(Exercise prompt) Repeat the listing that follows, character for character, minus the pictures.
= = = =
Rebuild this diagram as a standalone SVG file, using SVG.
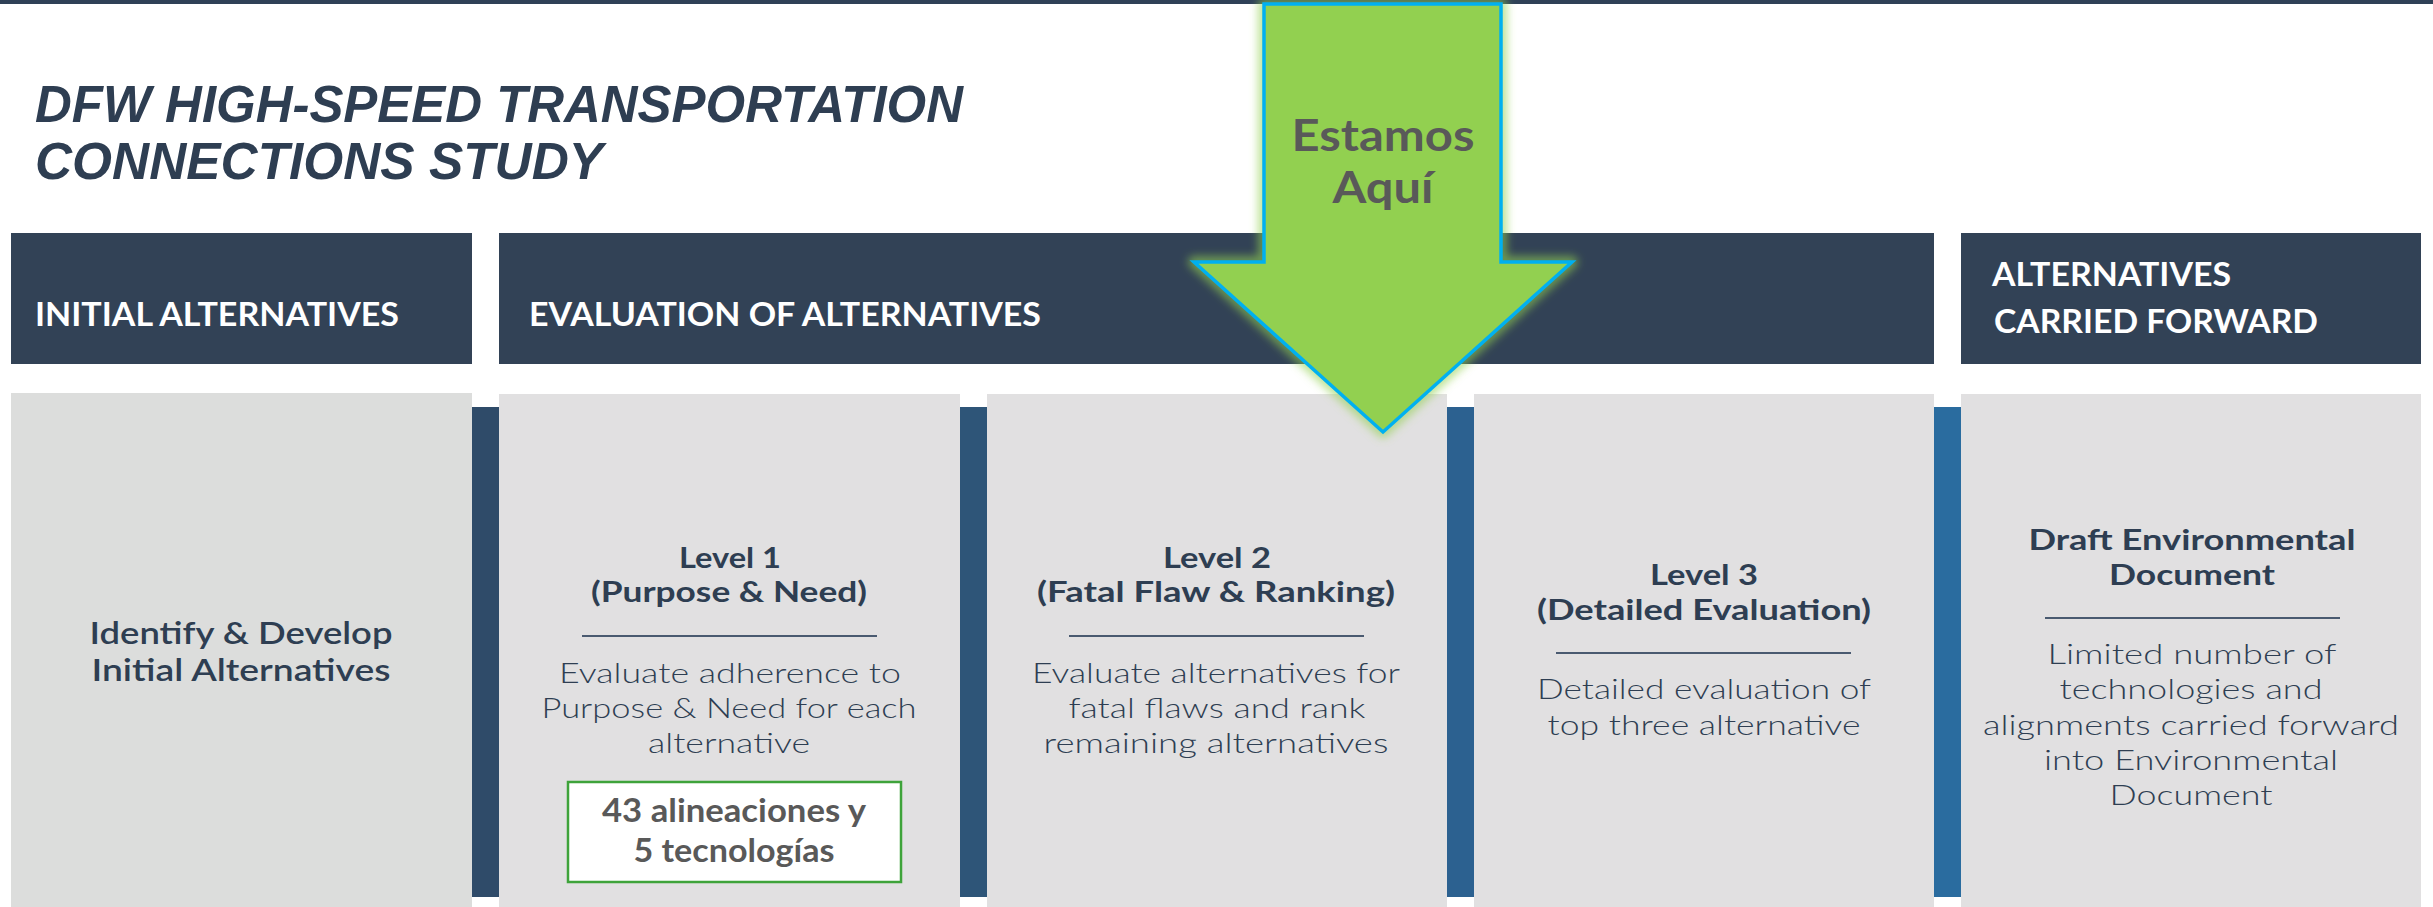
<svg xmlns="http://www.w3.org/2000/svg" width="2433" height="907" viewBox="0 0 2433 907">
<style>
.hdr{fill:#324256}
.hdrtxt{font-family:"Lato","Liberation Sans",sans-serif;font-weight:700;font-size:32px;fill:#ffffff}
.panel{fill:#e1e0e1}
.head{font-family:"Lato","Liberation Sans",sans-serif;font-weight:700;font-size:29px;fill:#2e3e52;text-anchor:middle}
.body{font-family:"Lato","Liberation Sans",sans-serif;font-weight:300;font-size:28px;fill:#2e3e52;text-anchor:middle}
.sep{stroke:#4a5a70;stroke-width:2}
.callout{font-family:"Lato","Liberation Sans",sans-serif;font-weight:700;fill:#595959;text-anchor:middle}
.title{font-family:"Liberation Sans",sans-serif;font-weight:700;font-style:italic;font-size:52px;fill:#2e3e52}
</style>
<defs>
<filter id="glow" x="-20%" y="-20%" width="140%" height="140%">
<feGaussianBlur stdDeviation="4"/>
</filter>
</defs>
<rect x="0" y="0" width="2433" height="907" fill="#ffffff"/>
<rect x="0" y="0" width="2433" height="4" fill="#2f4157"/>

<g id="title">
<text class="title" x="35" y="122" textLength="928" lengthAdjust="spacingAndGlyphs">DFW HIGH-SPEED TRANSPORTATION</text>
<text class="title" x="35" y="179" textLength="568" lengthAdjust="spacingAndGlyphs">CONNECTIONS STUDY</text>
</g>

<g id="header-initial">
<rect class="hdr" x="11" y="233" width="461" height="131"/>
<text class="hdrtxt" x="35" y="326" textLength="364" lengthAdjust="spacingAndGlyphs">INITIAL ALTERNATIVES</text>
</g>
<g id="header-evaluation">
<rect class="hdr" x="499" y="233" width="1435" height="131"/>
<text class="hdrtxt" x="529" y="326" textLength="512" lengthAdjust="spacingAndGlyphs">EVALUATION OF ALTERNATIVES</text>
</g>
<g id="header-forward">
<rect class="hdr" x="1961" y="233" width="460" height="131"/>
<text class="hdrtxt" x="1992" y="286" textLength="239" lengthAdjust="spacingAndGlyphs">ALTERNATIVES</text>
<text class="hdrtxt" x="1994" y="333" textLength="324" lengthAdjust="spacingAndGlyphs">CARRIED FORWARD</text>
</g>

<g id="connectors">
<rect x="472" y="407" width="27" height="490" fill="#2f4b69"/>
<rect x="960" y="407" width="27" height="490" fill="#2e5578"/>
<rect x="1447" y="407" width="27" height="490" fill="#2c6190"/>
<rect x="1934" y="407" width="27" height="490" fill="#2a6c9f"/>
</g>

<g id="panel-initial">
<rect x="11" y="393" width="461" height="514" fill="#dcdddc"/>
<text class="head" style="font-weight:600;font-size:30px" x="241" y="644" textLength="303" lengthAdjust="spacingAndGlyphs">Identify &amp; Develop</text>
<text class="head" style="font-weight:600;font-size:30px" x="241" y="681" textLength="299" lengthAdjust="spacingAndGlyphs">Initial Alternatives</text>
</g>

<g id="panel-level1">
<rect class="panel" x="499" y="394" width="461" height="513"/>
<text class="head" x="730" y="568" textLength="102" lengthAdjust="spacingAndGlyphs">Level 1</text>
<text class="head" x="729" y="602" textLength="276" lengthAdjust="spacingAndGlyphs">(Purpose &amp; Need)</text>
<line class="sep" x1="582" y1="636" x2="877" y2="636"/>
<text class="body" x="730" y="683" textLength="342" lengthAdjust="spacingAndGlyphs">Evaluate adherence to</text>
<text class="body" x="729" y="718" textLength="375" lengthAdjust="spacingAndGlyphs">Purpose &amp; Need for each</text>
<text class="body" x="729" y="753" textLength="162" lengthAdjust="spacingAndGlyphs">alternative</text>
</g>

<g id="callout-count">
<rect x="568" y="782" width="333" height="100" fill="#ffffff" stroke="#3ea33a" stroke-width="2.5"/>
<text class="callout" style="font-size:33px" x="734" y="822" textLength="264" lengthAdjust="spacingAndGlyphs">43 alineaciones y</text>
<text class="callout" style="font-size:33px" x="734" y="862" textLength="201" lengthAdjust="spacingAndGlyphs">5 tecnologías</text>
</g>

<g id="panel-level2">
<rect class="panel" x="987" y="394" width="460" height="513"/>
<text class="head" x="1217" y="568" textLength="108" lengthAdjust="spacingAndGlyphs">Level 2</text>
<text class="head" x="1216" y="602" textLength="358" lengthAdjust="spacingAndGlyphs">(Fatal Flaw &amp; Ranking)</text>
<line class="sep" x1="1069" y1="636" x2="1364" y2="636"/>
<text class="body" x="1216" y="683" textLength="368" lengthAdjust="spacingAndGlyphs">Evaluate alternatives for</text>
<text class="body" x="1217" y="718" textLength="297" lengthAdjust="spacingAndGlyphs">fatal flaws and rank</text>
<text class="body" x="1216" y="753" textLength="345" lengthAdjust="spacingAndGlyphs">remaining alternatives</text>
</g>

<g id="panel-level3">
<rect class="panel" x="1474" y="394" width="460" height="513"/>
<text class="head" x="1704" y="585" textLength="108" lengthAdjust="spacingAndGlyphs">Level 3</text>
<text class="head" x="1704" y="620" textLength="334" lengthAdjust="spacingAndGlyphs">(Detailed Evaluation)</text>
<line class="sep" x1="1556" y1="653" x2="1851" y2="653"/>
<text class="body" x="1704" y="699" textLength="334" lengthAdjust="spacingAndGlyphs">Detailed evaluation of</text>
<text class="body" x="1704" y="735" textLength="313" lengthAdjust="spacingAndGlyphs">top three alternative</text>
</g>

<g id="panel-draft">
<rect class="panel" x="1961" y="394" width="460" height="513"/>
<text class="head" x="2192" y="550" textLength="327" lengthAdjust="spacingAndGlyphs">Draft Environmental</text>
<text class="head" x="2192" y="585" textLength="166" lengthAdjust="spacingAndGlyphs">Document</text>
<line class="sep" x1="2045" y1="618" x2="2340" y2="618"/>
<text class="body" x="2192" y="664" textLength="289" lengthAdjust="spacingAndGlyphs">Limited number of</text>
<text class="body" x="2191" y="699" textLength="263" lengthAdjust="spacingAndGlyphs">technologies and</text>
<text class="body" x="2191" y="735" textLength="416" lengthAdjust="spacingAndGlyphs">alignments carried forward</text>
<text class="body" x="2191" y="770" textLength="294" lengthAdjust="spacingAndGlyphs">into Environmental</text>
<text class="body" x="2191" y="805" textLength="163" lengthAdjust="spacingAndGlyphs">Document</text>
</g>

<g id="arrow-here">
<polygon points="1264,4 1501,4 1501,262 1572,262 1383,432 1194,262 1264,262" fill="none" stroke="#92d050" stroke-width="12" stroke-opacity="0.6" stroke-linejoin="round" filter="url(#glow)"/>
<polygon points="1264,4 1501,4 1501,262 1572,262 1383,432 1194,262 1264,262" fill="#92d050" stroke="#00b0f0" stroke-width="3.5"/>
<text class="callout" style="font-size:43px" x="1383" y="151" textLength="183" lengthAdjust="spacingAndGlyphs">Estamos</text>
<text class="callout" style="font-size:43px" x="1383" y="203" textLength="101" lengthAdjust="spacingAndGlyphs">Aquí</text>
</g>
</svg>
= = = =
(Written reply)
Rebuild this diagram as a standalone SVG file, using SVG.
<svg xmlns="http://www.w3.org/2000/svg" width="2433" height="907" viewBox="0 0 2433 907">
<style>
.hdr{fill:#324256}
.hdrtxt{font-family:"Lato","Liberation Sans",sans-serif;font-weight:700;font-size:32px;fill:#ffffff}
.panel{fill:#e1e0e1}
.head{font-family:"Lato","Liberation Sans",sans-serif;font-weight:700;font-size:29px;fill:#2e3e52;text-anchor:middle}
.body{font-family:"Lato","Liberation Sans",sans-serif;font-weight:300;font-size:28px;fill:#2e3e52;text-anchor:middle}
.sep{stroke:#4a5a70;stroke-width:2}
.callout{font-family:"Lato","Liberation Sans",sans-serif;font-weight:700;fill:#595959;text-anchor:middle}
.title{font-family:"Liberation Sans",sans-serif;font-weight:700;font-style:italic;font-size:52px;fill:#2e3e52}
</style>
<defs>
<filter id="glow" x="-20%" y="-20%" width="140%" height="140%">
<feGaussianBlur stdDeviation="4"/>
</filter>
</defs>
<rect x="0" y="0" width="2433" height="907" fill="#ffffff"/>
<rect x="0" y="0" width="2433" height="4" fill="#2f4157"/>

<g id="title">
<text class="title" x="35" y="122" textLength="928" lengthAdjust="spacingAndGlyphs">DFW HIGH-SPEED TRANSPORTATION</text>
<text class="title" x="35" y="179" textLength="568" lengthAdjust="spacingAndGlyphs">CONNECTIONS STUDY</text>
</g>

<g id="header-initial">
<rect class="hdr" x="11" y="233" width="461" height="131"/>
<text class="hdrtxt" x="35" y="326" textLength="364" lengthAdjust="spacingAndGlyphs">INITIAL ALTERNATIVES</text>
</g>
<g id="header-evaluation">
<rect class="hdr" x="499" y="233" width="1435" height="131"/>
<text class="hdrtxt" x="529" y="326" textLength="512" lengthAdjust="spacingAndGlyphs">EVALUATION OF ALTERNATIVES</text>
</g>
<g id="header-forward">
<rect class="hdr" x="1961" y="233" width="460" height="131"/>
<text class="hdrtxt" x="1992" y="286" textLength="239" lengthAdjust="spacingAndGlyphs">ALTERNATIVES</text>
<text class="hdrtxt" x="1994" y="333" textLength="324" lengthAdjust="spacingAndGlyphs">CARRIED FORWARD</text>
</g>

<g id="connectors">
<rect x="472" y="407" width="27" height="490" fill="#2f4b69"/>
<rect x="960" y="407" width="27" height="490" fill="#2e5578"/>
<rect x="1447" y="407" width="27" height="490" fill="#2c6190"/>
<rect x="1934" y="407" width="27" height="490" fill="#2a6c9f"/>
</g>

<g id="panel-initial">
<rect x="11" y="393" width="461" height="514" fill="#dcdddc"/>
<text class="head" style="font-weight:600;font-size:30px" x="241" y="644" textLength="303" lengthAdjust="spacingAndGlyphs">Identify &amp; Develop</text>
<text class="head" style="font-weight:600;font-size:30px" x="241" y="681" textLength="299" lengthAdjust="spacingAndGlyphs">Initial Alternatives</text>
</g>

<g id="panel-level1">
<rect class="panel" x="499" y="394" width="461" height="513"/>
<text class="head" x="730" y="568" textLength="102" lengthAdjust="spacingAndGlyphs">Level 1</text>
<text class="head" x="729" y="602" textLength="276" lengthAdjust="spacingAndGlyphs">(Purpose &amp; Need)</text>
<line class="sep" x1="582" y1="636" x2="877" y2="636"/>
<text class="body" x="730" y="683" textLength="342" lengthAdjust="spacingAndGlyphs">Evaluate adherence to</text>
<text class="body" x="729" y="718" textLength="375" lengthAdjust="spacingAndGlyphs">Purpose &amp; Need for each</text>
<text class="body" x="729" y="753" textLength="162" lengthAdjust="spacingAndGlyphs">alternative</text>
</g>

<g id="callout-count">
<rect x="568" y="782" width="333" height="100" fill="#ffffff" stroke="#3ea33a" stroke-width="2.5"/>
<text class="callout" style="font-size:33px" x="734" y="822" textLength="264" lengthAdjust="spacingAndGlyphs">43 alineaciones y</text>
<text class="callout" style="font-size:33px" x="734" y="862" textLength="201" lengthAdjust="spacingAndGlyphs">5 tecnologías</text>
</g>

<g id="panel-level2">
<rect class="panel" x="987" y="394" width="460" height="513"/>
<text class="head" x="1217" y="568" textLength="108" lengthAdjust="spacingAndGlyphs">Level 2</text>
<text class="head" x="1216" y="602" textLength="358" lengthAdjust="spacingAndGlyphs">(Fatal Flaw &amp; Ranking)</text>
<line class="sep" x1="1069" y1="636" x2="1364" y2="636"/>
<text class="body" x="1216" y="683" textLength="368" lengthAdjust="spacingAndGlyphs">Evaluate alternatives for</text>
<text class="body" x="1217" y="718" textLength="297" lengthAdjust="spacingAndGlyphs">fatal flaws and rank</text>
<text class="body" x="1216" y="753" textLength="345" lengthAdjust="spacingAndGlyphs">remaining alternatives</text>
</g>

<g id="panel-level3">
<rect class="panel" x="1474" y="394" width="460" height="513"/>
<text class="head" x="1704" y="585" textLength="108" lengthAdjust="spacingAndGlyphs">Level 3</text>
<text class="head" x="1704" y="620" textLength="334" lengthAdjust="spacingAndGlyphs">(Detailed Evaluation)</text>
<line class="sep" x1="1556" y1="653" x2="1851" y2="653"/>
<text class="body" x="1704" y="699" textLength="334" lengthAdjust="spacingAndGlyphs">Detailed evaluation of</text>
<text class="body" x="1704" y="735" textLength="313" lengthAdjust="spacingAndGlyphs">top three alternative</text>
</g>

<g id="panel-draft">
<rect class="panel" x="1961" y="394" width="460" height="513"/>
<text class="head" x="2192" y="550" textLength="327" lengthAdjust="spacingAndGlyphs">Draft Environmental</text>
<text class="head" x="2192" y="585" textLength="166" lengthAdjust="spacingAndGlyphs">Document</text>
<line class="sep" x1="2045" y1="618" x2="2340" y2="618"/>
<text class="body" x="2192" y="664" textLength="289" lengthAdjust="spacingAndGlyphs">Limited number of</text>
<text class="body" x="2191" y="699" textLength="263" lengthAdjust="spacingAndGlyphs">technologies and</text>
<text class="body" x="2191" y="735" textLength="416" lengthAdjust="spacingAndGlyphs">alignments carried forward</text>
<text class="body" x="2191" y="770" textLength="294" lengthAdjust="spacingAndGlyphs">into Environmental</text>
<text class="body" x="2191" y="805" textLength="163" lengthAdjust="spacingAndGlyphs">Document</text>
</g>

<g id="arrow-here">
<polygon points="1264,4 1501,4 1501,262 1572,262 1383,432 1194,262 1264,262" fill="none" stroke="#92d050" stroke-width="12" stroke-opacity="0.6" stroke-linejoin="round" filter="url(#glow)"/>
<polygon points="1264,4 1501,4 1501,262 1572,262 1383,432 1194,262 1264,262" fill="#92d050" stroke="#00b0f0" stroke-width="3.5"/>
<text class="callout" style="font-size:43px" x="1383" y="151" textLength="183" lengthAdjust="spacingAndGlyphs">Estamos</text>
<text class="callout" style="font-size:43px" x="1383" y="203" textLength="101" lengthAdjust="spacingAndGlyphs">Aquí</text>
</g>
</svg>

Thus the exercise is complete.